Shortest Paths Avoiding Forbidden Subpaths

TL;DR

This paper introduces an algorithm for finding shortest paths in graphs that avoid certain forbidden subpaths, with applications in optical networks, even when the set of forbidden paths is initially unknown.

Contribution

It proposes a novel algorithm that discovers and avoids forbidden subpaths dynamically during shortest path computation, without prior knowledge of these paths.

Findings

Algorithm finds shortest exception-avoiding paths in polynomial time.

The method dynamically detects forbidden subpaths during search.
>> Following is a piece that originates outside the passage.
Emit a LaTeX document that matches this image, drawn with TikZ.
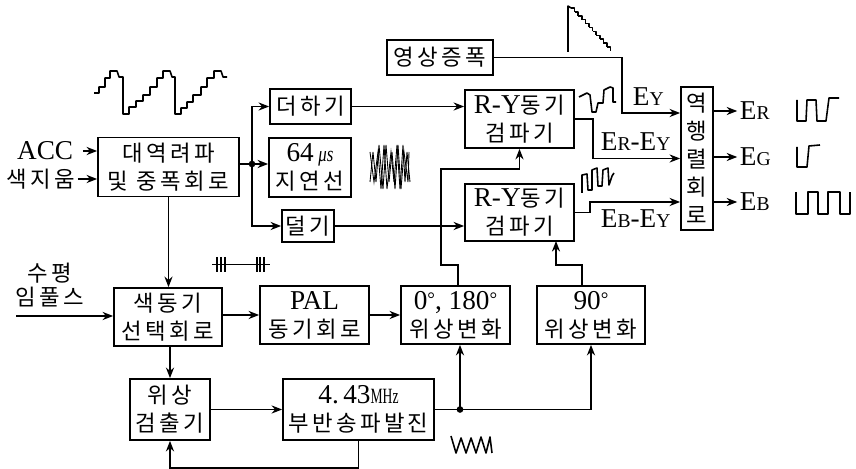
\documentclass[tikz,border=0pt]{standalone}
\usepackage{fontspec}
\setmainfont{Liberation Serif}
\newfontfamily\krfont[Scale=0.82,LetterSpace=15]{Noto Sans CJK KR}
\newcommand{\kr}[1]{{\krfont #1}}
\newcommand{\subE}[1]{E\scalebox{.72}{#1}}
\usetikzlibrary{arrows.meta}
\tikzset{
  blockbox/.style={draw,line width=1pt,align=center,inner sep=0pt,font=\fontsize{15.5}{16}\selectfont},
  textlabel/.style={align=center,inner sep=0pt,font=\fontsize{15.5}{15}\selectfont},
  wave/.style={line width=0.9pt,line join=round},
  fine/.style={line width=0.5pt},
  joint/.style={circle,fill,inner sep=0pt,minimum size=3.8pt}
}
\begin{document}
\begin{tikzpicture}[x=0.02cm,y=-0.02cm,>={Stealth[length=6pt,width=4.6pt]},line width=1pt]
\useasboundingbox (0,0) rectangle (856,469);
\node[blockbox,minimum width=2.12cm,minimum height=0.70cm] (video) at (440,57.5) {\kr{영상증폭}};
\node[blockbox,minimum width=2.82cm,minimum height=1.18cm] (filt) at (168.5,167) {\kr{대역려파}\\\kr{및 중폭회로}};
\node[blockbox,minimum width=1.62cm,minimum height=0.70cm] (addbox) at (310.5,106.5) {\kr{더하기}};
\node[blockbox,minimum width=1.64cm,minimum height=1.18cm] (delay) at (310,167.5) {64\,\scalebox{.62}[.8]{\itshape μs}\\\kr{지연선}};
\node[blockbox,minimum width=1.04cm,minimum height=0.64cm] (subbox) at (308,226) {\kr{덜기}};
\node[blockbox,minimum width=2.18cm,minimum height=1.16cm] (ryA) at (519.5,119) {R-Y\kr{동기}\\\kr{검파기}};
\node[blockbox,minimum width=2.18cm,minimum height=1.14cm] (ryB) at (519.5,212.5) {R-Y\kr{동기}\\\kr{검파기}};
\node[blockbox,minimum width=0.64cm,minimum height=2.86cm] (matrix) at (697,158.5) {\kr{역}\\\kr{행}\\\kr{렬}\\\kr{회}\\\kr{로}};
\node[blockbox,minimum width=2.16cm,minimum height=1.16cm] (sel) at (168,317) {\kr{색동기}\\\kr{선택회로}};
\node[blockbox,minimum width=2.18cm,minimum height=1.16cm] (pal) at (314.5,315) {PAL\\\kr{동기회로}};
\node[blockbox,minimum width=2.18cm,minimum height=1.16cm] (phasezero) at (455.5,315) {0\raisebox{2pt}{\scalebox{.7}{°}}, 180\raisebox{2pt}{\scalebox{.7}{°}}\\\kr{위상변화}};
\node[blockbox,minimum width=2.16cm,minimum height=1.16cm] (phaseninety) at (591,315) {90\raisebox{2pt}{\scalebox{.7}{°}}\\\kr{위상변화}};
\node[blockbox,minimum width=1.60cm,minimum height=1.22cm] (det) at (170,409.5) {\kr{위상}\\\kr{검출기}};
\node[blockbox,minimum width=3.02cm,minimum height=1.22cm] (osc) at (358.5,409.5) {4.\,43\scalebox{.5}[.8]{MHz}\\\kr{부반송파발진}};

\node[textlabel,anchor=east] (acc) at (74,151) {ACC};
\node[textlabel,anchor=east] (erase) at (76,179) {\kr{색지움}};
\node[textlabel,text width=2cm] (hpulse) at (50,285) {\kr{수평}\\[-1.5pt]\kr{임풀스}};
\node[textlabel,anchor=west] (ey) at (632,97) {\subE{Y}};
\node[textlabel,anchor=west] (ery) at (600,142) {\subE{R}-\subE{Y}};
\node[textlabel,anchor=west] (eby) at (600,219) {\subE{B}-\subE{Y}};
\node[textlabel,anchor=west] (er) at (739,111) {\subE{R}};
\node[textlabel,anchor=west] (eg) at (739,157) {\subE{G}};
\node[textlabel,anchor=west] (eb) at (739,202) {\subE{B}};

\coordinate (split) at (252,164);
\coordinate (tap) at (460,409.5);
\coordinate (hin) at (16,316);
\coordinate (upzero) at (458,265);
\coordinate (upninety) at (582,265);
\coordinate (inninety) at (556,241);
\coordinate (eyin) at (622,113);
\coordinate (ebin) at (590,202);

\draw[->,shorten <=5pt] (acc.east) -- (filt.west |- acc.east);
\draw[->,shorten <=1pt] (erase.east) -- (filt.west |- erase.east);
\draw[->] (filt.east |- split) -- (delay.west |- split);
\draw[->] (split) |- (addbox.west);
\draw[->] (split) |- (subbox.west);
\draw[->] (addbox.east) -- (ryA.west |- addbox.east);
\draw[->] (subbox.east) -- (ryB.west |- subbox.east);
\draw[->] (filt.south) -- (sel.north -| filt.south);
\draw[->] (hin) -- (sel.west |- hin);
\draw[->] (sel.east |- pal.west) -- (pal.west);
\draw[->] (pal.east) -- (phasezero.west);
\draw[->] (det.north |- sel.south) -- (det.north);
\draw[->] (det.east) -- (osc.west);
\draw[->] (osc.south) -- ++(0,27.5) -| (det.south);
\draw[->] (osc.east) -| (phaseninety.south);
\draw[->] (tap) -- (tap |- phasezero.south);
\draw[->] (upzero |- phasezero.north) -- (upzero) -| (441,169) -| (ryA.south);
\draw[->] (upninety |- phaseninety.north) -- (upninety) -| (inninety);
\draw[->] (video.east) -| (eyin) -- (matrix.west |- eyin);
\draw[->] (ryA.east) -- ++(18,0) |- (matrix.west);
\draw[->] (ryB.east) -| (ebin) -- (matrix.west |- ebin);
\draw[->,shorten >=1pt] (matrix.east |- er.west) -- (er.west);
\draw[->,shorten >=1pt] (matrix.east |- eg.west) -- (eg.west);
\draw[->,shorten >=1pt] (matrix.east |- eb.west) -- (eb.west);
\node[joint] (splitdot) at (split) {};
\node[joint] (tapdot) at (tap) {};

\draw[wave] (94,93) -- (99,93) -- (99,87) -- (105,87) -- (105,78) -- (110,78) -- (110,71) -- (117,71) -- (119,77) -- (123,77) -- (123,114) -- (129,114) -- (129,107) -- (136,107) -- (136,101) -- (143,101) -- (143,95) -- (150,95) -- (150,87) -- (157,87) -- (157,78) -- (163,78) -- (163,71) -- (170,71) -- (172,77) -- (175,77) -- (175,114) -- (181,114) -- (181,108) -- (187,108) -- (187,102) -- (193,102) -- (193,95) -- (201,95) -- (201,87) -- (207,87) -- (207,78) -- (214,78) -- (214,71) -- (221,71) -- (223,77) -- (227,77);
\draw[wave] (568,52) -- (568,6) -- (571,8);
\foreach \i in {0,...,10}
  \draw[wave] (571+3.6*\i,8+3.9*\i) -- ++(3.6,0) -- ++(0,3.9);
\draw[wave] (579,97) -- (587,93) -- (590,95) -- (592,112) -- (596,112) -- (598,103) -- (603,103) -- (604,90) -- (610,87) -- (613,88) -- (613,102) -- (616,102);
\draw[wave] (582,193) -- (582,175) -- (587,174) -- (588,190) -- (592,190) -- (592,170) -- (597,168) -- (598,186) -- (602,186) -- (603,170) -- (608,168) -- (609,185) -- (612,176) -- (614,173);
\draw[wave] (797,100) -- (797,121) -- (806,121) -- (807,100) -- (816,100) -- (817,121) -- (826,121) -- (829,98) -- (839,98);
\draw[wave] (797,147) -- (797,167) -- (807,167) -- (809,146) -- (820,145);
\draw[wave] (796,192) -- (796,214) -- (808,214) -- (808,192) -- (818,192) -- (818,214) -- (828,214) -- (828,192) -- (840,192) -- (840,214) -- (850,214) -- (850,192);
\draw[fine] (212,264) -- (270,264);
\foreach \x in {217,221,225,257,260,264}
  \draw[wave] (\x,257) -- (\x,272);
\draw[wave] (451,436) -- (456,453) -- (461,438) -- (466,453) -- (471,438) -- (476,453) -- (481,437) -- (486,453) -- (490,437) -- (492,453);
\draw[fine] (370,152) -- (374,182) -- (378,152) -- (381,189) -- (384,145) -- (387,189) -- (391,152) -- (394,182) -- (397,145) -- (400,189) -- (403,145) -- (405,182) -- (407,152) -- (410,182);
\draw[fine] (370,182) -- (373,152) -- (376,182) -- (379,145) -- (383,189) -- (386,145) -- (389,182) -- (392,152) -- (395,189) -- (398,145) -- (401,189) -- (404,152) -- (408,182) -- (409,152);
\end{tikzpicture}
\end{document}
Applicable to optical networks and similar scenarios.

Abstract

In this paper we study a variant of the shortest path problem in graphs: given a weighted graph G and vertices s and t, and given a set X of forbidden paths in G, find a shortest s-t path P such that no path in X is a subpath of P. Path P is allowed to repeat vertices and edges. We call each path in X an exception, and our desired path a shortest exception-avoiding path. We formulate a new version of the problem where the algorithm has no a priori knowledge of X, and finds out about an exception x in X only when a path containing x fails. This situation arises in computing shortest paths in optical networks. We give an algorithm that finds a shortest exception avoiding path in time polynomial in |G| and |X|. The main idea is to run Dijkstra's algorithm incrementally after replicating vertices when an exception is discovered.